CROWN POINT | Lake County Sheriff Rogelio "Roy" Dominguez announced Monday he must terminate 16 full-time employees because of budget rollbacks.

They cuts cover seven security officers who guard court building doors and hallways, six jail correctional officers, two employees of the sheriff's animal control shelter and one employee of the sheriff's work-release center. He also is eliminating one job that is now vacant and shifting the salary of one employee in his drug reduction program from local to state funding.

Dominguez said the 18 salaries, uniform subsidies and insurance and pension benefits add up to $775,000, which is more than what County Council demanded last week as his final share of across-the-board 15 percent 2010 budget reductions from this year's spending levels for all county and township offices.

"Cutting these positions was a very difficult decision for me and my staff," Dominguez said. "They represent 16 families who lose income and insurance benefits. I made every effort to avoid this. However, I respect the County Council's authority to mandate the elimination of additional positions from county budgets."

Council members have said state-mandated property tax caps and government revenue losses driven by the poor economy are forcing their hand, and the sheriff's county police, jail, work-release and animal control budgets represent about one in three of the dollars that had to be cut.

The sheriff said the changes won't jeopardize public safety. He said he hopes much of the savings can be achieved through a proposed "book and release" policy for first-time offenders charged with minor nonviolent crimes. They would be tagged with tracking bracelets instead of being incarcerated until they can afford to post a cash bond.

Dominguez said the move could reduce by 30 percent the jail's average population of 950 inmates, realizing operational savings of $1.4 million a year and reducing the threat of overcrowding that might force the county to build another jail at a cost currently estimated at $60 million.

County police Sgt.
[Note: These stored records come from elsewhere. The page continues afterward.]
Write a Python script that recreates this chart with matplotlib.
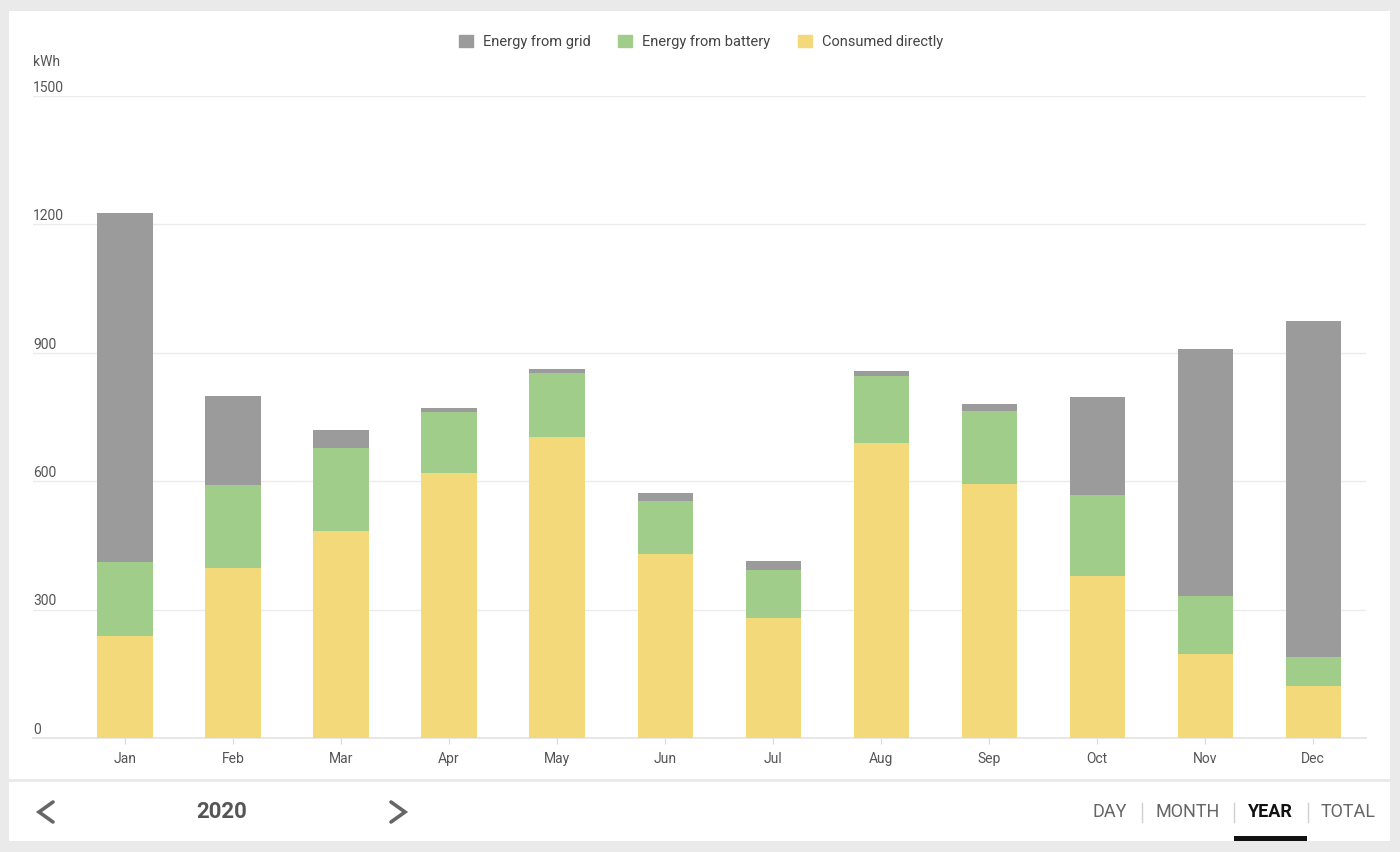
import matplotlib
matplotlib.use('Agg')
import matplotlib.pyplot as plt
import matplotlib.patches as mpatches
import matplotlib.transforms as mtransforms
from matplotlib.lines import Line2D
import numpy as np

plt.rcParams['font.family'] = ['Roboto', 'DejaVu Sans']

# data (kWh per month, 2020)
months = ['Jan', 'Feb', 'Mar', 'Apr', 'May', 'Jun', 'Jul', 'Aug', 'Sep', 'Oct', 'Nov', 'Dec']
consumed = [238, 397, 484, 619, 703, 430, 280, 689, 593, 379, 196, 121]
battery = [173, 194, 194, 143, 150, 124, 113, 157, 171, 189, 136, 68]
grid = [816, 208, 42, 9, 9, 18, 21, 11, 16, 229, 577, 785]
yticks = [0, 300, 600, 900, 1200, 1500]
year = '2020'
periods = ['DAY', 'MONTH', 'YEAR', 'TOTAL']

c_grid = '#9b9b9b'
c_batt = '#a0cd89'
c_cons = '#f3d97a'
bg = '#e9eae9'

W, H = 1400, 852
fig = plt.figure(figsize=[W / 100, H / 100], dpi=100, facecolor=bg)

def fx(px):
  return px / W

def fy(py):
  return 1 - py / H

# white cards
fig.patches.append(mpatches.Rectangle((fx(9), fy(779)), fx(1390) - fx(9), fy(11) - fy(779),
                                      transform=fig.transFigure, facecolor='white', edgecolor='none', zorder=-10))
fig.patches.append(mpatches.Rectangle((fx(9), fy(841)), fx(1390) - fx(9), fy(782) - fy(841),
                                      transform=fig.transFigure, facecolor='white', edgecolor='none', zorder=-10))

ax = fig.add_axes([fx(33), fy(738), fx(1366) - fx(33), fy(96) - fy(738)])
ax.set_facecolor('none')

x = np.arange(len(months))
w = 0.51
cons = np.array(consumed)
batt = np.array(battery)
ax.bar(x, consumed, w, color=c_cons, zorder=3)
ax.bar(x, battery, w, bottom=cons, color=c_batt, zorder=3)
ax.bar(x, grid, w, bottom=cons + batt, color=c_grid, zorder=3)

ax.set_xlim(-0.852, 11.49)
ax.set_ylim(0, 1500)

for s in ['top', 'right', 'left']:
  ax.spines[s].set_visible(False)
ax.spines['bottom'].set_color('#e3e3e3')
ax.spines['bottom'].set_linewidth(1.2)

ax.set_yticks(yticks)
ax.set_yticklabels([])
ax.tick_params(axis='y', length=0)
ax.yaxis.grid(True, color='#ebebeb', linewidth=1, zorder=0)

ax.set_xticks(x)
ax.set_xticklabels(months, fontsize=10, color='#555555')
ax.tick_params(axis='x', length=4, color='#d8d8d8', pad=6)

trans = mtransforms.blended_transform_factory(ax.transAxes, ax.transData)
for v in yticks:
  ax.annotate(str(v), xy=(0, v), xycoords=trans, xytext=(0, 3), textcoords='offset points',
              ha='left', va='baseline', fontsize=10, color='#555555')

fig.text(fx(33), fy(66), 'kWh', ha='left', va='baseline', fontsize=10, color='#555555')

handles = [mpatches.Patch(color=c_grid, label='Energy from grid'),
           mpatches.Patch(color=c_batt, label='Energy from battery'),
           mpatches.Patch(color=c_cons, label='Consumed directly')]
fig.legend(handles=handles, loc='center', bbox_to_anchor=(fx(701), fy(42)), ncol=3, frameon=False,
           fontsize=10.5, handlelength=0.95, handleheight=0.95, handletextpad=0.7, columnspacing=1.9,
           labelcolor='#444444')

# bottom navigation
fig.text(fx(222), fy(812), year, ha='center', va='center', fontsize=16, fontweight='bold', color='#555555')
fig.lines.append(Line2D([fx(53), fx(39), fx(53)], [fy(802), fy(812), fy(822)], transform=fig.transFigure,
                        color='#666666', linewidth=2.6, solid_capstyle='round', solid_joinstyle='miter'))
fig.lines.append(Line2D([fx(391), fx(405), fx(391)], [fy(802), fy(812), fy(822)], transform=fig.transFigure,
                        color='#666666', linewidth=2.6, solid_capstyle='round', solid_joinstyle='miter'))

centers = [1110, 1188, 1270, 1348]
for p, c in zip(periods, centers):
  if p == 'YEAR':
    fig.text(fx(c), fy(812), p, ha='center', va='center', fontsize=13, fontweight='bold', color='#111111')
  else:
    fig.text(fx(c), fy(812), p, ha='center', va='center', fontsize=13, color='#666666')
for sx in [1142, 1234, 1308]:
  fig.lines.append(Line2D([fx(sx), fx(sx)], [fy(803), fy(822)], transform=fig.transFigure,
                          color='#d0d0d0', linewidth=1))
fig.patches.append(mpatches.Rectangle((fx(1234), fy(841)), fx(1307) - fx(1234), fy(836) - fy(841),
                                      transform=fig.transFigure, facecolor='#111111', edgecolor='none'))

plt.savefig('out.png', dpi=100, facecolor=bg)
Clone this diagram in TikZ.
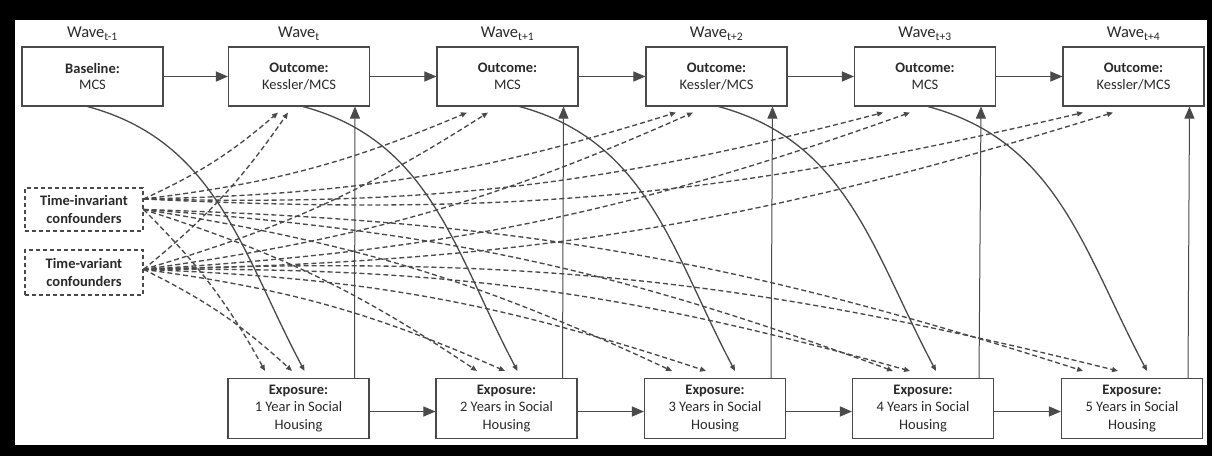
\documentclass[tikz,border=0pt]{standalone}
\usepackage{fontspec}
\setmainfont{Carlito}
\usetikzlibrary{arrows.meta,calc}
\definecolor{lc}{HTML}{4A4A4A}
\definecolor{dc}{HTML}{4A4A4A}
\definecolor{tc}{HTML}{2A2A2A}
\begin{document}
\begin{tikzpicture}[x=1pt,y=1pt,
  box/.style={draw=lc, line width=1.1pt, minimum width=141pt, minimum height=59pt, align=center,
    font=\fontsize{14.5}{16.5}\selectfont, text=tc, inner sep=0pt},
  ebox/.style={box, minimum height=60pt, font=\fontsize{14.5}{17.5}\selectfont},
  cbox/.style={draw=lc, line width=1.1pt, dash pattern=on 4pt off 3pt, minimum width=118pt, align=center,
    font=\fontsize{14.5}{18}\selectfont\bfseries, text=tc, inner sep=0pt},
  wave/.style={font=\fontsize{16.5}{18}\selectfont, text=tc, anchor=base},
  bigarrow/.style={draw=lc, line width=1pt, -{Triangle[length=12pt,width=10pt]}},
  curvearrow/.style={draw=lc, line width=1.3pt, -{Triangle[length=6pt,width=5pt]}},
  dasharrow/.style={draw=dc, line width=1.35pt, dash pattern=on 5pt off 3pt, -{Triangle[length=6pt,width=5pt]}}
]
\useasboundingbox (0,0) rectangle (1212,-456);
\fill[black] (0,0) rectangle (1212,-456);
\fill[white] (15,-20) rectangle (1207,-445);

% wave labels
\node[wave] (w0) at (92.5,-37.5) {Wave\textsubscript{t-1}};
\node[wave] (w1) at (299,-37.5) {Wave\textsubscript{t}};
\node[wave] (w2) at (507.5,-37.5) {Wave\textsubscript{t+1}};
\node[wave] (w3) at (716.5,-37.5) {Wave\textsubscript{t+2}};
\node[wave] (w4) at (925,-37.5) {Wave\textsubscript{t+3}};
\node[wave] (w5) at (1133.5,-37.5) {Wave\textsubscript{t+4}};

% top row
\node[box] (base) at (92.5,-76.5) {\textbf{Baseline:}\\MCS};
\node[box] (o1) at (299,-76.5) {\textbf{Outcome:}\\Kessler/MCS};
\node[box] (o2) at (507.5,-76.5) {\textbf{Outcome:}\\MCS};
\node[box] (o3) at (716.5,-76.5) {\textbf{Outcome:}\\Kessler/MCS};
\node[box] (o4) at (925,-76.5) {\textbf{Outcome:}\\MCS};
\node[box] (o5) at (1133.5,-76.5) {\textbf{Outcome:}\\Kessler/MCS};

% bottom row
\node[ebox] (e1) at (298.5,-408.5) {\textbf{Exposure:}\\1 Year in Social\\Housing};
\node[ebox] (e2) at (506.5,-408.5) {\textbf{Exposure:}\\2 Years in Social\\Housing};
\node[ebox] (e3) at (715,-408.5) {\textbf{Exposure:}\\3 Years in Social\\Housing};
\node[ebox] (e4) at (923,-408.5) {\textbf{Exposure:}\\4 Years in Social\\Housing};
\node[ebox] (e5) at (1132,-408.5) {\textbf{Exposure:}\\5 Years in Social\\Housing};

% confounders
\node[cbox, minimum height=43pt] (ti) at (84,-209.5) {Time-invariant\\confounders};
\node[cbox, minimum height=45pt] (tv) at (84,-272.5) {Time-variant\\confounders};

% horizontal arrows
\foreach \a/\b in {base/o1,o1/o2,o2/o3,o3/o4,o4/o5}
  \draw[bigarrow] (\a.east) -- (\b.west);
\foreach \a/\b in {e1/e2,e2/e3,e3/e4,e4/e5}
  \draw[bigarrow] ([yshift=-3pt]\a.east) -- ([yshift=-3pt]\b.west);

% vertical arrows
\foreach \i in {1,...,5}
  \draw[bigarrow] ([xshift=56pt]e\i.north) -- ([xshift=56pt]o\i.south);

% curved solid arrows
\draw[curvearrow] ([xshift=-5pt]base.south) to[out=-15,in=118] ([xshift=6pt,yshift=7pt]e1.north);
\draw[curvearrow] ([xshift=4pt]o1.south) to[out=-15,in=118] ([xshift=11pt,yshift=7pt]e2.north);
\draw[curvearrow] ([xshift=12pt]o2.south) to[out=-15,in=118] ([xshift=20pt,yshift=7pt]e3.north);
\draw[curvearrow] ([xshift=2pt]o3.south) to[out=-15,in=118] ([xshift=13pt,yshift=7pt]e4.north);
\draw[curvearrow] ([xshift=3pt]o4.south) to[out=-15,in=118] ([xshift=15pt,yshift=7pt]e5.north);

% dashed arrows from confounders to outcomes
\foreach \i/\dx in {1/-21,2/-40.5,3/-40.5,4/-42,5/-50.5}
  \draw[dasharrow] (ti.10) to[bend right=8] ([xshift=\dx pt,yshift=-6pt]o\i.south);
\foreach \i/\dx in {1/-11,2/-19.5,3/-23.5,4/-15,5/-20.5}
  \draw[dasharrow] (tv.3) to[bend right=8] ([xshift=\dx pt,yshift=-6pt]o\i.south);

% dashed arrows from confounders to exposures
\foreach \i/\dx in {1/-33.5,2/-29.5,3/-43,4/-30,5/-49}
  \draw[dasharrow] (ti.east) to[bend left=8] ([xshift=\dx pt,yshift=7pt]e\i.north);
\foreach \i/\dx in {1/-6.5,2/-1.5,3/-9,4/-13,5/-14}
  \draw[dasharrow] (tv.3) to[bend left=8] ([xshift=\dx pt,yshift=7pt]e\i.north);
\end{tikzpicture}
\end{document}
Dan Murchek, president of Lake County Police Association Local 72, challenged the County Council last week to look into other savings by investigating why two of the sheriff's top managers, Michael Reilly, commander of staff services, and Assistant Chief Joseph Kumstar, have filed for more than 900 hours of overtime this year.

Murchek said this week that although he has clashed with the sheriff in the past, he doesn't believe the sheriff was aware of the overtime.